1/ La crise du crédit n’est
pas liée au coût de l’argent
La situation économique
actuelle n’est pas née d’une baisse de la consommation, elle a au contraire
encore fortement augmenté sur l’ensemble de 2007 aux Etats-Unis comme partout
ailleurs. Non, ce qui a déclenché cette crise est la perte de confiance des
acteurs financiers entre eux. Parfaitement au courant des pratiques douteuses
voire, dans certains cas, frauduleuses, qu’elles avaient mise en place pour
« refourguer » du crédit y compris à ceux qu’y ne pourraient pas le
rembourser, les organismes de crédit sont également parfaitement conscients des
risques encourus et refusent désormais de se prêter mutuellement, contrairement
ce qui se pratiquait jusque là. Ce phénomène a été amplifié par la titrisation
qui rend plus opaque encore les positions de chacun. Au final nous sommes dans
une crise de liquidité et non pas du coût de
l’argent, baisser les taux dans un tel contexte reviendrait à « donner une
aspirine à un cancéreux » (désolé j’ai perdu la source).
2/ L’inflation n’est pas
morte
Quand à l’inflation,
certains veulent croire que sa principale source, à savoir l’envolée du prix
des matières premières liée aux croissances des pays en développement, serait
sur le point de se tarir avec le ralentissement économique occidental. Que
nenni ! Certes nous devrions voir certains prix baisser relativement dans
les prochains mois. Les spéculateurs devraient s’éloigner de ressources telles
que le pétrole devenues plus risquées, on estime leur poids dans les niveaux
actuel de l’or noir à 20/30%, soit mais alors le brent étant aujourd’hui à 91$
son niveau le plus bas s’approcherait des 60/70$ au mieux, rappelons que son
juste prix était considéré être de 25$/baril il y a quelques années seulement.
Quand à voir la consommation baisser suffisamment en occident pour permettre à
l’Inde et à la Chine d’avoir leur part du gâteau sans que le prix de celui-ci
n’explose, n’y comptez pas, maintenant qu’ils ont des voitures à 1500€, nos
amis asiatiques voudront les faire rouler !
Inflation ou stagflation ?
La question est donc de
savoir si, alors que l’économie mondiale ralenti, nous pouvons nous permettre
de prendre le risque d’entrer en stagflation (croissance nulle et prix en hausse)
ou même en récessflation (croissance négative et prix en hausse), comme cela
pourrait bien être le cas aux Etats-Unis ?

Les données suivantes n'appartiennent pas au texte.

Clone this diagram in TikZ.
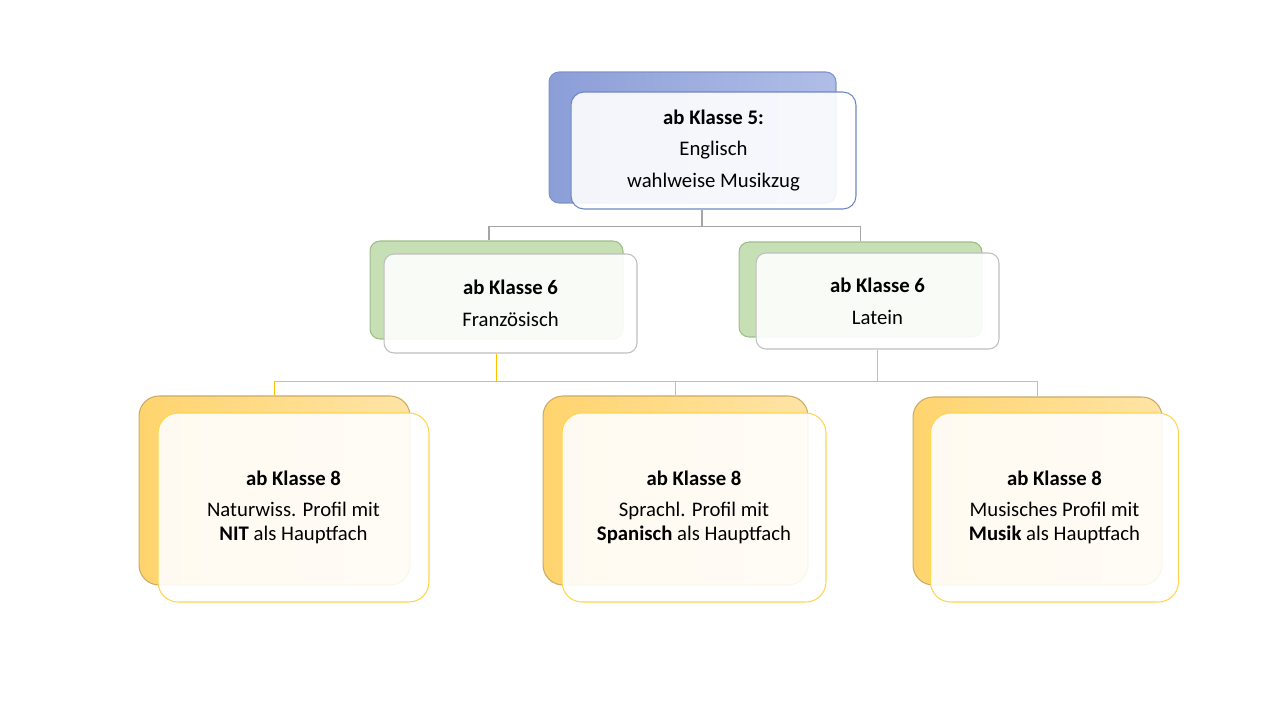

3/ Nous sommes en excès de
liquidités
Depuis 2001 et Greenspan la
Fed a pris l'habitude de tailler à la hache dans les taux d'intérêt au moindre
soucis. C'est d'ailleurs ce que Bernanke s'était interdit de faire alors qu’il
entrait en fonctions. En baissant les taux d'intérêt et donc en favorisant la
création monétaire les banques centrales prennent le risque de relancer
l'inflation et d'encourager la spéculation (par la mise à disposition de
liquidités excessives), de 2001 à 2005 le système a fonctionné en temps masqué,
la bulle immobilière créait de la croissance (avec peu d'emploi) tandis que
l'inflation n'existait pas (ou était invisible) grâce à des prix chinois
toujours plus bas. L'américain lambda croyait s'enrichir grâce à l'immobilier
et donc plus grâce à son travail et son revenu...Mais il n'y a pas de "free
lunch" comme le dit l'excellent Ritholtz et le prix de l'excès de
liquidité (placé dans des prêts immobiliers accordés à des consommateurs non
solvables) est chèrement payé par les américains aujourd'hui.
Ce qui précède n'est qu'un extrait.